> middle-click gets in the way a lot and can't be switched off,
What do you mean by this? What happens when you middle click, that you don't want or expect to happen?
> not-so-great app switching
How do you like your app switching? I agree that the default isn't great, but in System Settings you can tweak it beyond all reason. I can help if you tell me what you want.
> FF crashing
I haven't had that happen. What addons do you have in Firefox?
> insists on chromium as default browser
Again, System Settings. Or, from within the Firefox settings, there might be a way to set it as default.
> apps or other capabilities I'm using that I didn't already use 15 or 20 years ago
What apps or capabilities do you feel are missing?
Half of the time I want to press right-click or even left-click on the touch pad it actually registers as middle-click which is very annoying as it means a window gets closed rather than focussed; don't want middle-click at all. Undesired Middle-click-paste also happens a lot.
When I click a link from Thunderbird (weirdly as it sounds when Thunderbird is a Mozilla app) it opens chromium; dialog to set FF as default doesn't change this.
I need to retest and maybe reconfigure app switching from a (vertical) dock as you say; just doesn't feel fluent as it is.
Occasional FF crashing should probably be addressed at Moz. Maybe it's because FF on gnome gets more usage and testing. Btw, does SuSE (or Manjaro) still have a global-menu patch for FF because kubuntu (understandably) doesn't maintain such patches?

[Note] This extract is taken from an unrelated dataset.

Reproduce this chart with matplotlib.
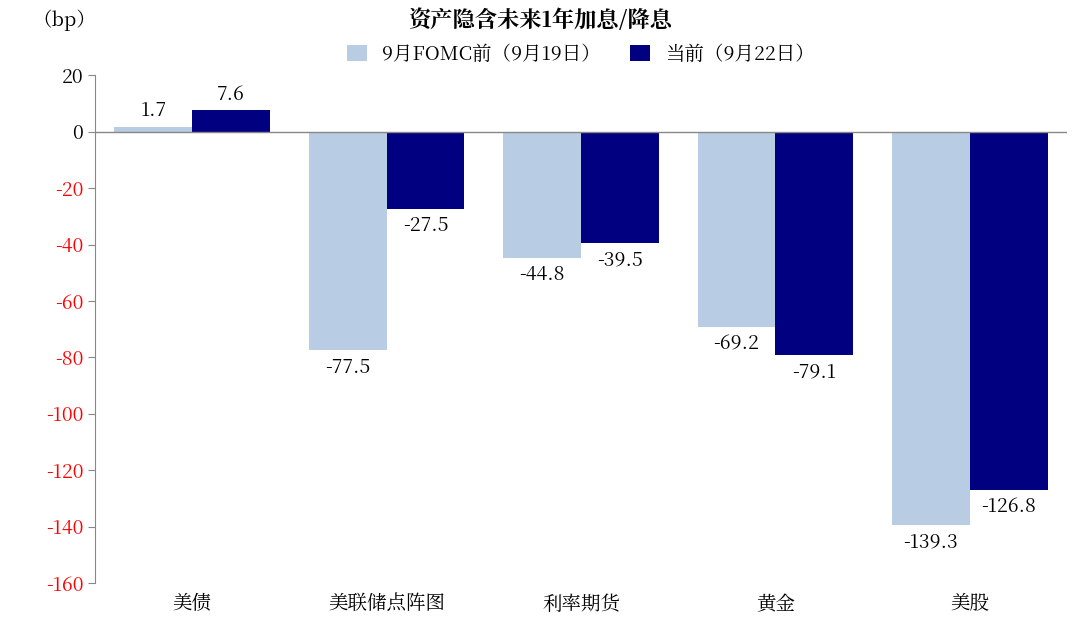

I don't use KDE or Wayland - I use awesome-wm with X11. I don't get a lot of Firefox crashes but one odd behavior I have noticed is that sometimes, after closing all Firefox windows, the firefox process continues to run (unresponding) in the background.
When this occurs, clicking links results in no browser windows opening. At this point I run `killall -9 firefox` and oddly, in that very moment, the link I clicked will open up in Chromium.
I guess I can remap middle-click to left-click using the wayland equivalent of xinput from a shell script or something. The apparent-FF-crash story described by johnmaguire and eddyb sounds very much like another thing I believe is happening on my notebook. Between these fuckups and the general alienation going on in Linux land (wayland, snaps/flatpack, systemd) I've got to say I'm not enthusiastic to go through those chores and teething probs just to get the same-old gui apps like Inkscape and GIMP (plus FF/Thunderbird) running, so right now I'm leaning to go back to Mac OS more than ever (used Mac OS on and off from 2003 to 2016).